Your objective
Write the material out again, line by line, exactly as it is.

Data lines
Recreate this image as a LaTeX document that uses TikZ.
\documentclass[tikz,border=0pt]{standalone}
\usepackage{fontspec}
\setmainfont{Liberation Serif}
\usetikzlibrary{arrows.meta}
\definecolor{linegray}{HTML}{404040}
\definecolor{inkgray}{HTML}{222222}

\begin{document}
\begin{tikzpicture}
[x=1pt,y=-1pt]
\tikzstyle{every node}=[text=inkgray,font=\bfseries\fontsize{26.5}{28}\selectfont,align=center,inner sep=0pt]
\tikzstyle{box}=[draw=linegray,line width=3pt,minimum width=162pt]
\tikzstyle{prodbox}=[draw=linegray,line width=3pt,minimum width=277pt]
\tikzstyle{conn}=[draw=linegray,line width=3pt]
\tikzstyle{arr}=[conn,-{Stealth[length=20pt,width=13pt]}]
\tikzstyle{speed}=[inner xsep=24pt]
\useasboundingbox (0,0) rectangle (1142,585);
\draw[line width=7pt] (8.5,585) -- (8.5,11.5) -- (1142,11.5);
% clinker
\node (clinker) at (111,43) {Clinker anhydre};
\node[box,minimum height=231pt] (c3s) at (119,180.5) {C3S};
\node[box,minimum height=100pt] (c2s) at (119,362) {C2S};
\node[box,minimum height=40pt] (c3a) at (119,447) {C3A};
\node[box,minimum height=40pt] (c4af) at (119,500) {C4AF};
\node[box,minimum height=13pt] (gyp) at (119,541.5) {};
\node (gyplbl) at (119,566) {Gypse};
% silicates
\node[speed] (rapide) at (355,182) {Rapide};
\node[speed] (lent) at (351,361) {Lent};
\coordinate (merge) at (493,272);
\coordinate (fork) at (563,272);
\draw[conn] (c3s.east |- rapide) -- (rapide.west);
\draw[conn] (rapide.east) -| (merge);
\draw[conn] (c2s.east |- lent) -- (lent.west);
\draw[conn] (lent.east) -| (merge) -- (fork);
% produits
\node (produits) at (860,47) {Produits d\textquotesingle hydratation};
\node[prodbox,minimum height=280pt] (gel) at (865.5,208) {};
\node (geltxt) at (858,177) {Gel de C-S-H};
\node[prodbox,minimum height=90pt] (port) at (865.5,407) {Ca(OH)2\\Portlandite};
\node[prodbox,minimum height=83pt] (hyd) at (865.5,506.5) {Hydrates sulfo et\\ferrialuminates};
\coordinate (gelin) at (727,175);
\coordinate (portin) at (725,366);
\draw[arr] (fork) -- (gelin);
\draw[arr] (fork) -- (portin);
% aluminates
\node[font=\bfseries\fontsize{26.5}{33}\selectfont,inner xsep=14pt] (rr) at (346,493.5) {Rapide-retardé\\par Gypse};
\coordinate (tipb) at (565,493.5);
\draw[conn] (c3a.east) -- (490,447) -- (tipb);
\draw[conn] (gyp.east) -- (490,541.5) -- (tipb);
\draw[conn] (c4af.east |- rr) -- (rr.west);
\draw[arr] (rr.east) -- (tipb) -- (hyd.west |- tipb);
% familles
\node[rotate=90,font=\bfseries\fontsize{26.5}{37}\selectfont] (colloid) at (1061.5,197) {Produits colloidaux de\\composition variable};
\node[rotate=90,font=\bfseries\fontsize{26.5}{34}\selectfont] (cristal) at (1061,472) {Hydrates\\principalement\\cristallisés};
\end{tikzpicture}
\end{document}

Response below
Recreate this image as a LaTeX document that uses TikZ.
\documentclass[tikz,border=0pt]{standalone}
\usepackage{fontspec}
\setmainfont{Liberation Serif}
\usetikzlibrary{arrows.meta}
\definecolor{linegray}{HTML}{404040}
\definecolor{inkgray}{HTML}{222222}

\begin{document}
\begin{tikzpicture}
[x=1pt,y=-1pt]
\tikzstyle{every node}=[text=inkgray,font=\bfseries\fontsize{26.5}{28}\selectfont,align=center,inner sep=0pt]
\tikzstyle{box}=[draw=linegray,line width=3pt,minimum width=162pt]
\tikzstyle{prodbox}=[draw=linegray,line width=3pt,minimum width=277pt]
\tikzstyle{conn}=[draw=linegray,line width=3pt]
\tikzstyle{arr}=[conn,-{Stealth[length=20pt,width=13pt]}]
\tikzstyle{speed}=[inner xsep=24pt]
\useasboundingbox (0,0) rectangle (1142,585);
\draw[line width=7pt] (8.5,585) -- (8.5,11.5) -- (1142,11.5);
% clinker
\node (clinker) at (111,43) {Clinker anhydre};
\node[box,minimum height=231pt] (c3s) at (119,180.5) {C3S};
\node[box,minimum height=100pt] (c2s) at (119,362) {C2S};
\node[box,minimum height=40pt] (c3a) at (119,447) {C3A};
\node[box,minimum height=40pt] (c4af) at (119,500) {C4AF};
\node[box,minimum height=13pt] (gyp) at (119,541.5) {};
\node (gyplbl) at (119,566) {Gypse};
% silicates
\node[speed] (rapide) at (355,182) {Rapide};
\node[speed] (lent) at (351,361) {Lent};
\coordinate (merge) at (493,272);
\coordinate (fork) at (563,272);
\draw[conn] (c3s.east |- rapide) -- (rapide.west);
\draw[conn] (rapide.east) -| (merge);
\draw[conn] (c2s.east |- lent) -- (lent.west);
\draw[conn] (lent.east) -| (merge) -- (fork);
% produits
\node (produits) at (860,47) {Produits d\textquotesingle hydratation};
\node[prodbox,minimum height=280pt] (gel) at (865.5,208) {};
\node (geltxt) at (858,177) {Gel de C-S-H};
\node[prodbox,minimum height=90pt] (port) at (865.5,407) {Ca(OH)2\\Portlandite};
\node[prodbox,minimum height=83pt] (hyd) at (865.5,506.5) {Hydrates sulfo et\\ferrialuminates};
\coordinate (gelin) at (727,175);
\coordinate (portin) at (725,366);
\draw[arr] (fork) -- (gelin);
\draw[arr] (fork) -- (portin);
% aluminates
\node[font=\bfseries\fontsize{26.5}{33}\selectfont,inner xsep=14pt] (rr) at (346,493.5) {Rapide-retardé\\par Gypse};
\coordinate (tipb) at (565,493.5);
\draw[conn] (c3a.east) -- (490,447) -- (tipb);
\draw[conn] (gyp.east) -- (490,541.5) -- (tipb);
\draw[conn] (c4af.east |- rr) -- (rr.west);
\draw[arr] (rr.east) -- (tipb) -- (hyd.west |- tipb);
% familles
\node[rotate=90,font=\bfseries\fontsize{26.5}{37}\selectfont] (colloid) at (1061.5,197) {Produits colloidaux de\\composition variable};
\node[rotate=90,font=\bfseries\fontsize{26.5}{34}\selectfont] (cristal) at (1061,472) {Hydrates\\principalement\\cristallisés};
\end{tikzpicture}
\end{document}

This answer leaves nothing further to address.